Directive »
Reproduce every line of the listing as written, apart from the pictures.

--- start Data section ---

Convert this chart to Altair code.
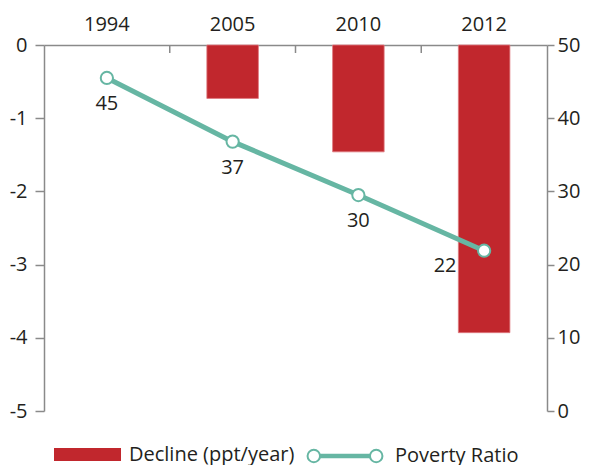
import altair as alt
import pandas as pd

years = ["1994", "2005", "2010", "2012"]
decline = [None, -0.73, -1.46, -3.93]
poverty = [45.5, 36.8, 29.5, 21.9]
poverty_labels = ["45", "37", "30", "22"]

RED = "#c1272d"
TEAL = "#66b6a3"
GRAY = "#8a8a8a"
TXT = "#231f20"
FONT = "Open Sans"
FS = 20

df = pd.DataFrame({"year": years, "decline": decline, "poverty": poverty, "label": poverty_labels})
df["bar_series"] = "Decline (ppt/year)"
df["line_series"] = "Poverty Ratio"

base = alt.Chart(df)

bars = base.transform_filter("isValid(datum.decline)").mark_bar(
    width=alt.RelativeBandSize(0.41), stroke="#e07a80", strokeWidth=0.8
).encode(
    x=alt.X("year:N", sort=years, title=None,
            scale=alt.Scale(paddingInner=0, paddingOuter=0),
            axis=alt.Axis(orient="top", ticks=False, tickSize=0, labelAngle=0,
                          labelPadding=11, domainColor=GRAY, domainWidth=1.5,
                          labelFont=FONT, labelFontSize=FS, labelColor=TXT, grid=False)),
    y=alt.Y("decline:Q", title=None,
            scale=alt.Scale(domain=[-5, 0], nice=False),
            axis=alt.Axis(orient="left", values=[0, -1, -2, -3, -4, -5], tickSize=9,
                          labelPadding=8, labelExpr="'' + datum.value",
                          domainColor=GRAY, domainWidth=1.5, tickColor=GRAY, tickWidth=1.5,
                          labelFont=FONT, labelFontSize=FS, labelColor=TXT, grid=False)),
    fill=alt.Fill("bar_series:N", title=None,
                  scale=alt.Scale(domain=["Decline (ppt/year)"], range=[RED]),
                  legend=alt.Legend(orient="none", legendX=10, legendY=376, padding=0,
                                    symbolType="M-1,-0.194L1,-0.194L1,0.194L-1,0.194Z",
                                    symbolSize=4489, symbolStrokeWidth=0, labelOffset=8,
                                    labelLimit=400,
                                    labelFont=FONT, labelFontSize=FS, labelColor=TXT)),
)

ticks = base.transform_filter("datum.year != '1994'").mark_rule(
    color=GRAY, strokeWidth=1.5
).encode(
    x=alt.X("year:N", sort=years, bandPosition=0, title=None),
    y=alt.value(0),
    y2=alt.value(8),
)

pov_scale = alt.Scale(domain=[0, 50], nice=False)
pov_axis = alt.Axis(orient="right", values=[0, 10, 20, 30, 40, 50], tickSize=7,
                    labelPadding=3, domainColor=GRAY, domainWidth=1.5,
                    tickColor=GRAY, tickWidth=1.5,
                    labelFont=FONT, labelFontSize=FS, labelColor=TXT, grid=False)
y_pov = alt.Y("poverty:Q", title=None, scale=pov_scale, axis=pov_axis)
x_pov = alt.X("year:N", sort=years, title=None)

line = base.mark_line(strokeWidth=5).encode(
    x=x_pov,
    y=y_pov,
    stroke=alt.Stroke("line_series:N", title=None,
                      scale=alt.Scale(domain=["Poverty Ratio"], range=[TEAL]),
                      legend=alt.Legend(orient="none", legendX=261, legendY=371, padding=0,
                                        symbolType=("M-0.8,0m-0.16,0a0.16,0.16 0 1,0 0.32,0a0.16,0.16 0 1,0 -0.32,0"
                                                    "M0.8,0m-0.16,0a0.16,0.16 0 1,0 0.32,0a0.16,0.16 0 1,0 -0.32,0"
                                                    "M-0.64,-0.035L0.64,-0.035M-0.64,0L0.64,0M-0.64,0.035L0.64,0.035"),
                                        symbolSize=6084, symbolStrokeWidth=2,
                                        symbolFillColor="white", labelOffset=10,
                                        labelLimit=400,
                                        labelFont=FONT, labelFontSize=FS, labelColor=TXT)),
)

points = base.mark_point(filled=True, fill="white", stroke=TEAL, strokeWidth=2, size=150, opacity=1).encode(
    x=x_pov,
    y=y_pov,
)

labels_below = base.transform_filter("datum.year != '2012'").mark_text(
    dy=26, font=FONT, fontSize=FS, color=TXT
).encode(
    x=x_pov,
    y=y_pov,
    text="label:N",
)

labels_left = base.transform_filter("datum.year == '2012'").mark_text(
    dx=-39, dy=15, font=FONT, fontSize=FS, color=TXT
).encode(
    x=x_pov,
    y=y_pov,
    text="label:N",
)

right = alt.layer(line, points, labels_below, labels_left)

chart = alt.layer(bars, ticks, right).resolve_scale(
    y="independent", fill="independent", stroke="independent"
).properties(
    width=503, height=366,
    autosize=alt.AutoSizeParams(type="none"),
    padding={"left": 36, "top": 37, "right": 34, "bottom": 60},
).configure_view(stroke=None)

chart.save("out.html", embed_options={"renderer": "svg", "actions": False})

--- end Data section ---

Solution »
Convert this chart to Altair code.
import altair as alt
import pandas as pd

years = ["1994", "2005", "2010", "2012"]
decline = [None, -0.73, -1.46, -3.93]
poverty = [45.5, 36.8, 29.5, 21.9]
poverty_labels = ["45", "37", "30", "22"]

RED = "#c1272d"
TEAL = "#66b6a3"
GRAY = "#8a8a8a"
TXT = "#231f20"
FONT = "Open Sans"
FS = 20

df = pd.DataFrame({"year": years, "decline": decline, "poverty": poverty, "label": poverty_labels})
df["bar_series"] = "Decline (ppt/year)"
df["line_series"] = "Poverty Ratio"

base = alt.Chart(df)

bars = base.transform_filter("isValid(datum.decline)").mark_bar(
    width=alt.RelativeBandSize(0.41), stroke="#e07a80", strokeWidth=0.8
).encode(
    x=alt.X("year:N", sort=years, title=None,
            scale=alt.Scale(paddingInner=0, paddingOuter=0),
            axis=alt.Axis(orient="top", ticks=False, tickSize=0, labelAngle=0,
                          labelPadding=11, domainColor=GRAY, domainWidth=1.5,
                          labelFont=FONT, labelFontSize=FS, labelColor=TXT, grid=False)),
    y=alt.Y("decline:Q", title=None,
            scale=alt.Scale(domain=[-5, 0], nice=False),
            axis=alt.Axis(orient="left", values=[0, -1, -2, -3, -4, -5], tickSize=9,
                          labelPadding=8, labelExpr="'' + datum.value",
                          domainColor=GRAY, domainWidth=1.5, tickColor=GRAY, tickWidth=1.5,
                          labelFont=FONT, labelFontSize=FS, labelColor=TXT, grid=False)),
    fill=alt.Fill("bar_series:N", title=None,
                  scale=alt.Scale(domain=["Decline (ppt/year)"], range=[RED]),
                  legend=alt.Legend(orient="none", legendX=10, legendY=376, padding=0,
                                    symbolType="M-1,-0.194L1,-0.194L1,0.194L-1,0.194Z",
                                    symbolSize=4489, symbolStrokeWidth=0, labelOffset=8,
                                    labelLimit=400,
                                    labelFont=FONT, labelFontSize=FS, labelColor=TXT)),
)

ticks = base.transform_filter("datum.year != '1994'").mark_rule(
    color=GRAY, strokeWidth=1.5
).encode(
    x=alt.X("year:N", sort=years, bandPosition=0, title=None),
    y=alt.value(0),
    y2=alt.value(8),
)

pov_scale = alt.Scale(domain=[0, 50], nice=False)
pov_axis = alt.Axis(orient="right", values=[0, 10, 20, 30, 40, 50], tickSize=7,
                    labelPadding=3, domainColor=GRAY, domainWidth=1.5,
                    tickColor=GRAY, tickWidth=1.5,
                    labelFont=FONT, labelFontSize=FS, labelColor=TXT, grid=False)
y_pov = alt.Y("poverty:Q", title=None, scale=pov_scale, axis=pov_axis)
x_pov = alt.X("year:N", sort=years, title=None)

line = base.mark_line(strokeWidth=5).encode(
    x=x_pov,
    y=y_pov,
    stroke=alt.Stroke("line_series:N", title=None,
                      scale=alt.Scale(domain=["Poverty Ratio"], range=[TEAL]),
                      legend=alt.Legend(orient="none", legendX=261, legendY=371, padding=0,
                                        symbolType=("M-0.8,0m-0.16,0a0.16,0.16 0 1,0 0.32,0a0.16,0.16 0 1,0 -0.32,0"
                                                    "M0.8,0m-0.16,0a0.16,0.16 0 1,0 0.32,0a0.16,0.16 0 1,0 -0.32,0"
                                                    "M-0.64,-0.035L0.64,-0.035M-0.64,0L0.64,0M-0.64,0.035L0.64,0.035"),
                                        symbolSize=6084, symbolStrokeWidth=2,
                                        symbolFillColor="white", labelOffset=10,
                                        labelLimit=400,
                                        labelFont=FONT, labelFontSize=FS, labelColor=TXT)),
)

points = base.mark_point(filled=True, fill="white", stroke=TEAL, strokeWidth=2, size=150, opacity=1).encode(
    x=x_pov,
    y=y_pov,
)

labels_below = base.transform_filter("datum.year != '2012'").mark_text(
    dy=26, font=FONT, fontSize=FS, color=TXT
).encode(
    x=x_pov,
    y=y_pov,
    text="label:N",
)

labels_left = base.transform_filter("datum.year == '2012'").mark_text(
    dx=-39, dy=15, font=FONT, fontSize=FS, color=TXT
).encode(
    x=x_pov,
    y=y_pov,
    text="label:N",
)

right = alt.layer(line, points, labels_below, labels_left)

chart = alt.layer(bars, ticks, right).resolve_scale(
    y="independent", fill="independent", stroke="independent"
).properties(
    width=503, height=366,
    autosize=alt.AutoSizeParams(type="none"),
    padding={"left": 36, "top": 37, "right": 34, "bottom": 60},
).configure_view(stroke=None)

chart.save("out.html", embed_options={"renderer": "svg", "actions": False})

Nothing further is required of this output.